С сожалением должен отметить, что в комментарии к изданию 1956 года этот рассказ Чехова снабжен выпиской из письма Горького, которое мы только что цитировали, но процитированный кусок вырезан [316] См.: А. П. Чехов. Собр. соч. в 12-ти томах, т. VIII. М., Гослитиздат, 1956, с. 541.
. Начало, до слов: «После самого незначительного…», отрезано.
Очевидно, И. С. Ежов, составивший примечание, счел неудобным высказывание Горького о смерти реализма. Но тот реализм был на самом деле на излете.

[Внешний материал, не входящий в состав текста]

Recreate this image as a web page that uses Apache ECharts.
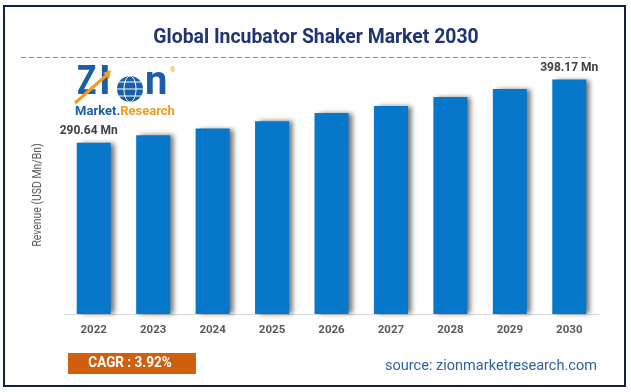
<!DOCTYPE html>
<html>
<head>
<meta charset="utf-8">
<script src="https://cdn.jsdelivr.net/npm/echarts@6/dist/echarts.min.js"></script>
<style>
html,body{margin:0;padding:0;background:#fff;}
#chart{width:631px;height:392px;}
</style>
</head>
<body>
<div id="chart"></div>
<script>
const titleText = 'Global Incubator Shaker Market 2030';
const years = ['2022','2023','2024','2025','2026','2027','2028','2029','2030'];
const revenue = [290.64, 303.5, 315.0, 327.4, 341.5, 353.3, 368.6, 382.2, 398.17];
const labelledIdx = [0, 8];
const unit = ' Mn';
const yAxisName = 'Revenue (USD Mn/Bn)';
const cagrText = 'CAGR : 3.92%';
const sourceText = 'source: zionmarketresearch.com';

const FONT = 'Roboto,sans-serif';
const chart = echarts.init(document.getElementById('chart'), null, {renderer:'canvas'});

const barData = revenue.map((v, i) => {
  const item = {value: v};
  if (labelledIdx.includes(i)) {
    item.label = {show: true, offset: i === 0 ? [-5, 0] : [0, 0]};
  }
  return item;
});

const option = {
  animation: false,
  backgroundColor: '#fff',
  grid: {left: 64, right: 32, top: 49, bottom: 78},
  xAxis: {
    type: 'category',
    data: years,
    axisLine: {show: true, lineStyle: {color: '#D9D9D9', width: 1}},
    axisTick: {show: false},
    axisLabel: {color: '#595959', fontFamily: FONT, fontWeight: 'bold', fontSize: 11.5, margin: 10}
  },
  yAxis: {
    type: 'value', min: 0, max: 450,
    show: false
  },
  series: [{
    type: 'bar',
    data: barData,
    barWidth: 34,
    itemStyle: {
      color: '#0777CA',
      shadowColor: 'rgba(0,0,0,0.55)',
      shadowBlur: 5,
      shadowOffsetX: 4,
      shadowOffsetY: 0
    },
    label: {
      show: false,
      position: 'top',
      distance: 6,
      color: '#404040',
      fontFamily: FONT,
      fontWeight: 'bold',
      fontSize: 12,
      formatter: p => p.value + unit
    }
  }],
  graphic: [
    {type: 'rect', shape: {x: 4, y: 6, width: 621, height: 380}, style: {fill: 'none', stroke: '#0E1F4D', lineWidth: 2}, z: 10},
    {type: 'text', x: 316, y: 38, scaleX: 0.97, style: {text: titleText, fill: '#1F3470', font: 'bold 20px ' + FONT, align: 'center', verticalAlign: 'middle'}},
    {type: 'line', shape: {x1: 21, y1: 57.5, x2: 590, y2: 57.5}, style: {stroke: '#5F8FD4', lineWidth: 1, lineDash: [5, 3]}},
    {type: 'text', x: 38, y: 195, rotation: Math.PI / 2, scaleX: 0.87, style: {text: yAxisName, fill: '#595959', font: '12px ' + FONT, align: 'center', verticalAlign: 'middle'}},
    {type: 'rect', shape: {x: 68, y: 353, width: 128, height: 21}, style: {fill: '#D0600E'}},
    {type: 'text', x: 130, y: 363.5, scaleX: 0.9, style: {text: cagrText, fill: '#fff', font: 'bold 15px ' + FONT, align: 'center', verticalAlign: 'middle'}},
    {type: 'text', x: 597, y: 366, scaleX: 0.97, style: {text: sourceText, fill: '#2E62A0', font: '15px ' + FONT, align: 'right', verticalAlign: 'middle'}},
    // logo
    {type: 'line', shape: {x1: 75, y1: 103, x2: 108, y2: 74}, style: {stroke: '#F39A1E', lineWidth: 3}, z: 5},
    {type: 'polygon', shape: {points: [[111, 70], [103, 73], [109, 79]]}, style: {fill: '#F39A1E'}, z: 5},
    {type: 'text', x: 77, y: 104, scaleX: 0.8, style: {text: 'Z', fill: '#1B5EA6', font: 'bold 40px ' + FONT, verticalAlign: 'bottom'}, z: 4},
    {type: 'text', x: 99, y: 104, style: {text: 'I', fill: '#1B5EA6', font: 'bold 40px ' + FONT, verticalAlign: 'bottom'}, z: 4},
    {type: 'circle', shape: {cx: 130, cy: 89, r: 13}, style: {fill: '#1B5EA6'}},
    {type: 'ellipse', shape: {cx: 130, cy: 89, rx: 6, ry: 13}, style: {fill: 'none', stroke: '#fff', lineWidth: 1}},
    {type: 'line', shape: {x1: 117, y1: 89, x2: 143, y2: 89}, style: {stroke: '#fff', lineWidth: 1}},
    {type: 'line', shape: {x1: 119, y1: 82, x2: 141, y2: 82}, style: {stroke: '#fff', lineWidth: 1}},
    {type: 'line', shape: {x1: 119, y1: 96, x2: 141, y2: 96}, style: {stroke: '#fff', lineWidth: 1}},
    {type: 'text', x: 145, y: 104, style: {text: 'n', fill: '#1B5EA6', font: 'bold 40px ' + FONT, verticalAlign: 'bottom'}, z: 4},
    {type: 'text', x: 170, y: 70, style: {text: '®', fill: '#F39A1E', font: '7px ' + FONT, verticalAlign: 'middle'}},
    {type: 'text', x: 125, y: 112, style: {
      text: '{a|Market.}{b|Research}', align: 'center', verticalAlign: 'middle',
      rich: {
        a: {fill: '#1B5EA6', font: 'bold 13px ' + FONT},
        b: {fill: '#F39A1E', font: 'bold 13px ' + FONT}
      }
    }}
  ]
};
chart.setOption(option);
</script>
</body>
</html>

Седьмого мая 1901 года Толстой записывает в дневнике: «Видел во сне тип старика, кот[орый] у меня предвосхитил Чехов. Старик был тем особенно хорош, что он был почти святой, а между тем пьющ[ий] и ругатель. Я в первый раз ясно понял ту силу, к[акую] приобретают типы от смело накладываемых теней. Сделаю это на Х[аджи]-М[урате] и М[арье] Д[митриевне]» [317] Л. Н. Толстой, т. 54, с. 97.
.
Толстой писал «Хаджи-Мурата», поправляя свое старое. умение новым опытом Чехова. Этот опыт Горькому казался отменяющим опыт старого реализма. До появления первого произведения социалистического реализма — «Матери» Горького — оставалось только пять лет.